The listing below must be repeated word for word, with its images excluded.

Recorded information —
↓

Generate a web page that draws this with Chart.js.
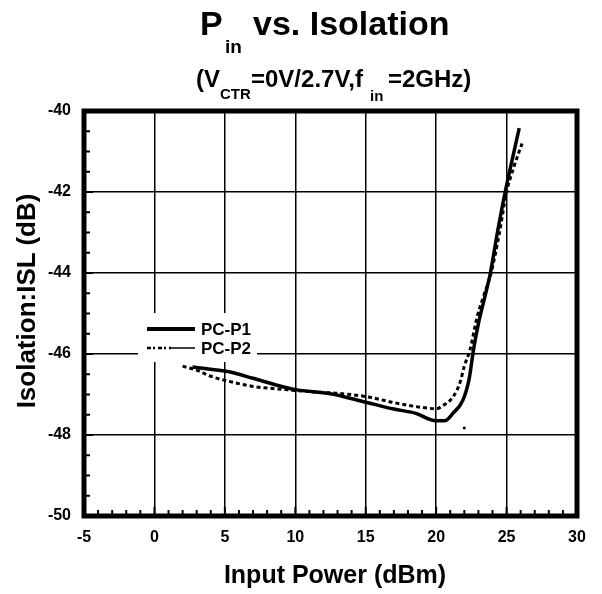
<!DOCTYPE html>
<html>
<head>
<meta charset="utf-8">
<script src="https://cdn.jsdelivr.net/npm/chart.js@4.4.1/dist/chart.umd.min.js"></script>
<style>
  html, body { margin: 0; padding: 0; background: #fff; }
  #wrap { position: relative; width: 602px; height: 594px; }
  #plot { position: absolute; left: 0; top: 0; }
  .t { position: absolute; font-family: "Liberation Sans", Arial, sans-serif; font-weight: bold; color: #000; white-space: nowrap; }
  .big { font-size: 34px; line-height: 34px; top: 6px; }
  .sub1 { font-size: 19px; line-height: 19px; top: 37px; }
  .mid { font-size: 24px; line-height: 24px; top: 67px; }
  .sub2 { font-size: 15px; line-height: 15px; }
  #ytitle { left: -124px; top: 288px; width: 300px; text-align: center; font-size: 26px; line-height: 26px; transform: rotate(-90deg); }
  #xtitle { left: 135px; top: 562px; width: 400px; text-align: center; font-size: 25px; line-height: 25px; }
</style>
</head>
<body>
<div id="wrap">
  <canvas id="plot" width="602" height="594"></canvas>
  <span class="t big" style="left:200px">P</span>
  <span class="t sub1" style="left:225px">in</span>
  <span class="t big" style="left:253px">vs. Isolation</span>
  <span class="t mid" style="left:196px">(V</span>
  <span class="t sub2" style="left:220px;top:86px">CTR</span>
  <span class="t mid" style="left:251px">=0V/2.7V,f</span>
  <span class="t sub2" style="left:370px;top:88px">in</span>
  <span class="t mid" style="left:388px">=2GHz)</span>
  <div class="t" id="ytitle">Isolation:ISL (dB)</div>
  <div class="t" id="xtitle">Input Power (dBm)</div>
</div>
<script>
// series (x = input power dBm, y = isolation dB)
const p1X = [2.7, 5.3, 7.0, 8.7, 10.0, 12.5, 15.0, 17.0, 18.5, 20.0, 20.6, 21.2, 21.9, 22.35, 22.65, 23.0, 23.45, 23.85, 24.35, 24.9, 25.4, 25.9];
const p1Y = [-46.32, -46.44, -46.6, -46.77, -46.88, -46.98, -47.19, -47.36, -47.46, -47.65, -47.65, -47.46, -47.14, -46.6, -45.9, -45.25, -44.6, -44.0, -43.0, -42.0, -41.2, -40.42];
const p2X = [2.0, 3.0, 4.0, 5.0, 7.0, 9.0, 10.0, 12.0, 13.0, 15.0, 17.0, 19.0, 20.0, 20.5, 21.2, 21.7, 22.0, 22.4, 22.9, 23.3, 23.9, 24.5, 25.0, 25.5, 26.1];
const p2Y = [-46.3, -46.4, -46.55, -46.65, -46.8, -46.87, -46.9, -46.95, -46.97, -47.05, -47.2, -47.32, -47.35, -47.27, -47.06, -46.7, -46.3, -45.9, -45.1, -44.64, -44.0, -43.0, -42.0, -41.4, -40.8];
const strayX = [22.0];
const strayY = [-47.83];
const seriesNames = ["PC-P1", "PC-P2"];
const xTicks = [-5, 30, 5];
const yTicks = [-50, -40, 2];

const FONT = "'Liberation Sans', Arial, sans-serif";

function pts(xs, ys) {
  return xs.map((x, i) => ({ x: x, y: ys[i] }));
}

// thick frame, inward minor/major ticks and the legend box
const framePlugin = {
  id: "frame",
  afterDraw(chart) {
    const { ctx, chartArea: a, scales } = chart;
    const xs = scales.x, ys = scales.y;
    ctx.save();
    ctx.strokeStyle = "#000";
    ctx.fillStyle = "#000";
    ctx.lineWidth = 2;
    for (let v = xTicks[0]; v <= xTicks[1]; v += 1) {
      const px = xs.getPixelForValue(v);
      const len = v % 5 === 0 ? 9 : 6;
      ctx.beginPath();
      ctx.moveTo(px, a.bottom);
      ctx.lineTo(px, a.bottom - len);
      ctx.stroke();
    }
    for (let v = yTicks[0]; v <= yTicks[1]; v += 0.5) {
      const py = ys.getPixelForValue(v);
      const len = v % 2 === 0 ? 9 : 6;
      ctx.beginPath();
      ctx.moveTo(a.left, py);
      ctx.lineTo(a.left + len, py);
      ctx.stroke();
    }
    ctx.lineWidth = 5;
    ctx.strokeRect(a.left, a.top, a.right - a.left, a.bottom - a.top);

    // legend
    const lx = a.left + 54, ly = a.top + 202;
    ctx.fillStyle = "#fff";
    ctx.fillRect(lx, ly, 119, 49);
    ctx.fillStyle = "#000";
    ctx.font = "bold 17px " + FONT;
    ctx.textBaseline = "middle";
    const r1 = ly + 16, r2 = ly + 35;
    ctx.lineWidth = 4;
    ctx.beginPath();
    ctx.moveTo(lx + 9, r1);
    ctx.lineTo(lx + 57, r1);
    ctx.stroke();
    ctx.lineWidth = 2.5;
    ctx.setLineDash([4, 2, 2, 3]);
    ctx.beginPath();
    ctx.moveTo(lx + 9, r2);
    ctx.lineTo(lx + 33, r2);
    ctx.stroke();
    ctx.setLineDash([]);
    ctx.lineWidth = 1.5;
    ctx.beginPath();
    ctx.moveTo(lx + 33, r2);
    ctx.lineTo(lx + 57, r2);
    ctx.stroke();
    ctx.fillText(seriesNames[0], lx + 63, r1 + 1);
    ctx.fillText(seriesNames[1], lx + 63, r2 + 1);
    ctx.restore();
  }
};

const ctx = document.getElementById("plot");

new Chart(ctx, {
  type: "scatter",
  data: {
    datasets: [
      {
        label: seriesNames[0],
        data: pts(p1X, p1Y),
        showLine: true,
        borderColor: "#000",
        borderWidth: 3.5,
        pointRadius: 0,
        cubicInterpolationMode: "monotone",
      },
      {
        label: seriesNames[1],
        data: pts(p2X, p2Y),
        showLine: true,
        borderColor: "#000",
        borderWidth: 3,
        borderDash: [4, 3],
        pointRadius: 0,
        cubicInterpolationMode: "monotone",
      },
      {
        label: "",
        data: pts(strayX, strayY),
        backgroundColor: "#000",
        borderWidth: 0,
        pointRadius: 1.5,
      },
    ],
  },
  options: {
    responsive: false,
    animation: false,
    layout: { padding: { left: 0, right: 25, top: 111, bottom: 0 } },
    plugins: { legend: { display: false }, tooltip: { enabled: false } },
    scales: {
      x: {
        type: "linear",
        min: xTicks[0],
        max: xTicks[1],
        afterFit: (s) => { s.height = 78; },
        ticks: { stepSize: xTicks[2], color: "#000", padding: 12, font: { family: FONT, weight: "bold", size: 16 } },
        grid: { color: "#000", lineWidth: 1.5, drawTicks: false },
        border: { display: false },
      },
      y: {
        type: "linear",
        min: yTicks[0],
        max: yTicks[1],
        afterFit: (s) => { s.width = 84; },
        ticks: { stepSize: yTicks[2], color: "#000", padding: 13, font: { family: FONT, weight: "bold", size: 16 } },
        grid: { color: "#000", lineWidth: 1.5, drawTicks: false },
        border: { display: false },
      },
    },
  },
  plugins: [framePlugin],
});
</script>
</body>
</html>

↑

Answer —
Generate a web page that draws this with Chart.js.
<!DOCTYPE html>
<html>
<head>
<meta charset="utf-8">
<script src="https://cdn.jsdelivr.net/npm/chart.js@4.4.1/dist/chart.umd.min.js"></script>
<style>
  html, body { margin: 0; padding: 0; background: #fff; }
  #wrap { position: relative; width: 602px; height: 594px; }
  #plot { position: absolute; left: 0; top: 0; }
  .t { position: absolute; font-family: "Liberation Sans", Arial, sans-serif; font-weight: bold; color: #000; white-space: nowrap; }
  .big { font-size: 34px; line-height: 34px; top: 6px; }
  .sub1 { font-size: 19px; line-height: 19px; top: 37px; }
  .mid { font-size: 24px; line-height: 24px; top: 67px; }
  .sub2 { font-size: 15px; line-height: 15px; }
  #ytitle { left: -124px; top: 288px; width: 300px; text-align: center; font-size: 26px; line-height: 26px; transform: rotate(-90deg); }
  #xtitle { left: 135px; top: 562px; width: 400px; text-align: center; font-size: 25px; line-height: 25px; }
</style>
</head>
<body>
<div id="wrap">
  <canvas id="plot" width="602" height="594"></canvas>
  <span class="t big" style="left:200px">P</span>
  <span class="t sub1" style="left:225px">in</span>
  <span class="t big" style="left:253px">vs. Isolation</span>
  <span class="t mid" style="left:196px">(V</span>
  <span class="t sub2" style="left:220px;top:86px">CTR</span>
  <span class="t mid" style="left:251px">=0V/2.7V,f</span>
  <span class="t sub2" style="left:370px;top:88px">in</span>
  <span class="t mid" style="left:388px">=2GHz)</span>
  <div class="t" id="ytitle">Isolation:ISL (dB)</div>
  <div class="t" id="xtitle">Input Power (dBm)</div>
</div>
<script>
// series (x = input power dBm, y = isolation dB)
const p1X = [2.7, 5.3, 7.0, 8.7, 10.0, 12.5, 15.0, 17.0, 18.5, 20.0, 20.6, 21.2, 21.9, 22.35, 22.65, 23.0, 23.45, 23.85, 24.35, 24.9, 25.4, 25.9];
const p1Y = [-46.32, -46.44, -46.6, -46.77, -46.88, -46.98, -47.19, -47.36, -47.46, -47.65, -47.65, -47.46, -47.14, -46.6, -45.9, -45.25, -44.6, -44.0, -43.0, -42.0, -41.2, -40.42];
const p2X = [2.0, 3.0, 4.0, 5.0, 7.0, 9.0, 10.0, 12.0, 13.0, 15.0, 17.0, 19.0, 20.0, 20.5, 21.2, 21.7, 22.0, 22.4, 22.9, 23.3, 23.9, 24.5, 25.0, 25.5, 26.1];
const p2Y = [-46.3, -46.4, -46.55, -46.65, -46.8, -46.87, -46.9, -46.95, -46.97, -47.05, -47.2, -47.32, -47.35, -47.27, -47.06, -46.7, -46.3, -45.9, -45.1, -44.64, -44.0, -43.0, -42.0, -41.4, -40.8];
const strayX = [22.0];
const strayY = [-47.83];
const seriesNames = ["PC-P1", "PC-P2"];
const xTicks = [-5, 30, 5];
const yTicks = [-50, -40, 2];

const FONT = "'Liberation Sans', Arial, sans-serif";

function pts(xs, ys) {
  return xs.map((x, i) => ({ x: x, y: ys[i] }));
}

// thick frame, inward minor/major ticks and the legend box
const framePlugin = {
  id: "frame",
  afterDraw(chart) {
    const { ctx, chartArea: a, scales } = chart;
    const xs = scales.x, ys = scales.y;
    ctx.save();
    ctx.strokeStyle = "#000";
    ctx.fillStyle = "#000";
    ctx.lineWidth = 2;
    for (let v = xTicks[0]; v <= xTicks[1]; v += 1) {
      const px = xs.getPixelForValue(v);
      const len = v % 5 === 0 ? 9 : 6;
      ctx.beginPath();
      ctx.moveTo(px, a.bottom);
      ctx.lineTo(px, a.bottom - len);
      ctx.stroke();
    }
    for (let v = yTicks[0]; v <= yTicks[1]; v += 0.5) {
      const py = ys.getPixelForValue(v);
      const len = v % 2 === 0 ? 9 : 6;
      ctx.beginPath();
      ctx.moveTo(a.left, py);
      ctx.lineTo(a.left + len, py);
      ctx.stroke();
    }
    ctx.lineWidth = 5;
    ctx.strokeRect(a.left, a.top, a.right - a.left, a.bottom - a.top);

    // legend
    const lx = a.left + 54, ly = a.top + 202;
    ctx.fillStyle = "#fff";
    ctx.fillRect(lx, ly, 119, 49);
    ctx.fillStyle = "#000";
    ctx.font = "bold 17px " + FONT;
    ctx.textBaseline = "middle";
    const r1 = ly + 16, r2 = ly + 35;
    ctx.lineWidth = 4;
    ctx.beginPath();
    ctx.moveTo(lx + 9, r1);
    ctx.lineTo(lx + 57, r1);
    ctx.stroke();
    ctx.lineWidth = 2.5;
    ctx.setLineDash([4, 2, 2, 3]);
    ctx.beginPath();
    ctx.moveTo(lx + 9, r2);
    ctx.lineTo(lx + 33, r2);
    ctx.stroke();
    ctx.setLineDash([]);
    ctx.lineWidth = 1.5;
    ctx.beginPath();
    ctx.moveTo(lx + 33, r2);
    ctx.lineTo(lx + 57, r2);
    ctx.stroke();
    ctx.fillText(seriesNames[0], lx + 63, r1 + 1);
    ctx.fillText(seriesNames[1], lx + 63, r2 + 1);
    ctx.restore();
  }
};

const ctx = document.getElementById("plot");

new Chart(ctx, {
  type: "scatter",
  data: {
    datasets: [
      {
        label: seriesNames[0],
        data: pts(p1X, p1Y),
        showLine: true,
        borderColor: "#000",
        borderWidth: 3.5,
        pointRadius: 0,
        cubicInterpolationMode: "monotone",
      },
      {
        label: seriesNames[1],
        data: pts(p2X, p2Y),
        showLine: true,
        borderColor: "#000",
        borderWidth: 3,
        borderDash: [4, 3],
        pointRadius: 0,
        cubicInterpolationMode: "monotone",
      },
      {
        label: "",
        data: pts(strayX, strayY),
        backgroundColor: "#000",
        borderWidth: 0,
        pointRadius: 1.5,
      },
    ],
  },
  options: {
    responsive: false,
    animation: false,
    layout: { padding: { left: 0, right: 25, top: 111, bottom: 0 } },
    plugins: { legend: { display: false }, tooltip: { enabled: false } },
    scales: {
      x: {
        type: "linear",
        min: xTicks[0],
        max: xTicks[1],
        afterFit: (s) => { s.height = 78; },
        ticks: { stepSize: xTicks[2], color: "#000", padding: 12, font: { family: FONT, weight: "bold", size: 16 } },
        grid: { color: "#000", lineWidth: 1.5, drawTicks: false },
        border: { display: false },
      },
      y: {
        type: "linear",
        min: yTicks[0],
        max: yTicks[1],
        afterFit: (s) => { s.width = 84; },
        ticks: { stepSize: yTicks[2], color: "#000", padding: 13, font: { family: FONT, weight: "bold", size: 16 } },
        grid: { color: "#000", lineWidth: 1.5, drawTicks: false },
        border: { display: false },
      },
    },
  },
  plugins: [framePlugin],
});
</script>
</body>
</html>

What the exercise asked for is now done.